The brick bathhouses (currently, Joey’s by the Shore) contained bathhouses too. Check out the rocky condition of the beach itself.

An earlier view, from 1906. 

15 responses to “Friday Flashback #151

  1. Peter Barlow

    According to the postcards, everything was a “pavilion” including a “bathing pavilion.” (!) My recollection was the pavilion was the large square restaurant out by the road where the C.R. & L. bus came. The bus went from the beach to the railroad station, then to the center of town and up Main St. to Clinton Ave. where it turned around.
    And yes, there were rocks on the beach – smooth, round, rocks of various small sizes. I thought the rocks were fine – you didn’t have to wash sand off your feet. Sand, or mud, was at low tide.

  2. Cristina Negrin

    I didn’t like the rocks! Had to wear my sneakers in the water!

  3. I remember taking the bus to Compo with my mom (In the late 40’s very few families had 2 cars). There was a building with a large covered porch at the beach entrance. People would gather there during thunder storms to catch the bus home. I was fascinated by the bus driver operating the coin box and counting change while driving the bus. Sort of like texting and driving today.

    • Sharon Paulsen

      “ I was fascinated by the bus driver operating the coin box and counting change while driving the bus. Sort of like texting and driving today.”

      Great observation/memory … and the comparison to today’s tech “issues” of texting while driving.

      Plus, you’ve stirred up memories of those “coin boxes”, which I recall still existed into the 1970’s and maybe 80’s. (Mini-bus maybe? Anyone else know if that’s the case?)

  4. Kempton Coady

    Great nostalgic photos!

  5. Just last night at Town Hall I was admiring a painting of the old bathhouses. The painting is on the left in the lobby (walking into the building) if anybody is interested in seeing it.

  6. Sharon Paulsen

    This is wonderful, Dan … great post!

    It’s soooo interesting to see the historical past of “the beach” in old pics/postcards.

    Puts things in perspective as well (regarding issues of building sizes/locations, amenities, and “views”.

    Cool 😉

  7. Peter Barlow

    In the fourth postcard notice the spires on top of the brick bathhouse. One of these was the Sunday Puzzle a few months ago and nobody remembered them. But they don’t look quite right on the postcard.

  8. Richard Craig

    Excellent pictures. We used to play hide and seek in those long buildings when we ate at chubby lane’s.

  9. David Barton

    There was an archway entrance to the brick lockers where Joey’s is now. Our family had tiny locker # 87 for more than 25 years. My folks fixed it up. My dad even hung paintings in there for a while. Besides the standard beach chairs, there were extra towels, change of clothes, a plaid thermos, a beach basket, books, sketch pads, sun tan lotion, insect repellent, sandals… etc

    I almost drowned underneath one of wooden floats off shore when I was 6.. Does anyone remember when they were removed?

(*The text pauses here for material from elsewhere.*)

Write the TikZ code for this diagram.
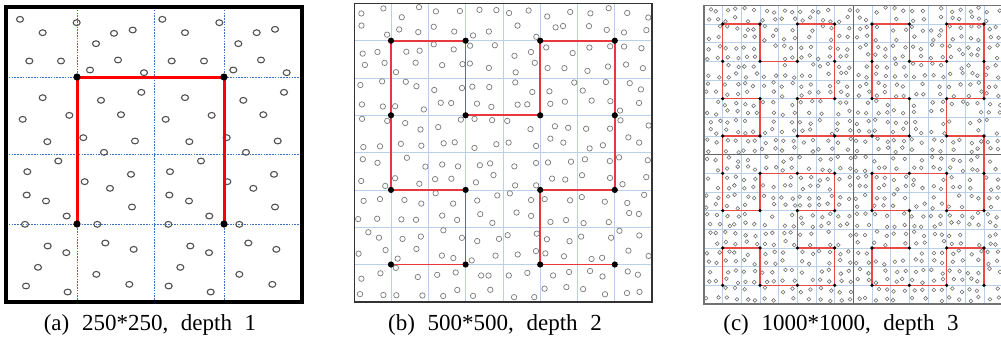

    The wooden lockers were strictly for racing around & playing tag with a gang of kids and getting in trouble.

  10. Bonnie Bradley

    I have a photo of the destruction of the original bath houses built in the 1800s by my great grandfather David Bradley who owned all of the Compo Beach/Soundview area until it was taken from him by decree of the Connecticut Supreme Court in 1903. (The Court’s compensation to David Bradley for this act was, I believe, about $1,500 – yes, a “small fortune” in those days but still…) I’m sending the photo to Dan and maybe he will add it to the comments.

    • Unfortunately, I can’t post a photo here. It’s a newspaper photo, and won’t reproduce well anyone. Trust me, though: lots of devastation.

  11. Joshua Stein

    very cool photos and looking forward to seeing bonnie bradley’s photo

  12. Karen Kristensen Wambach

    Love the photos, wish we still had floats off the beach to swim to!

  13. Theresa Saponare Kovacs

    Love all the photos and comments, I remembered all of this beach and still love it. My grandmother had a wooden bathhouse and umbrellas, chairs, and I remember the bus porch and waiting for the bus if we didn’t have a ride. We all had lots of fun on the floats and the sun porch on the second floor……Fond fond memories with my grandmother, for me when I was a kid and for my children growing up in Westport down at the beach!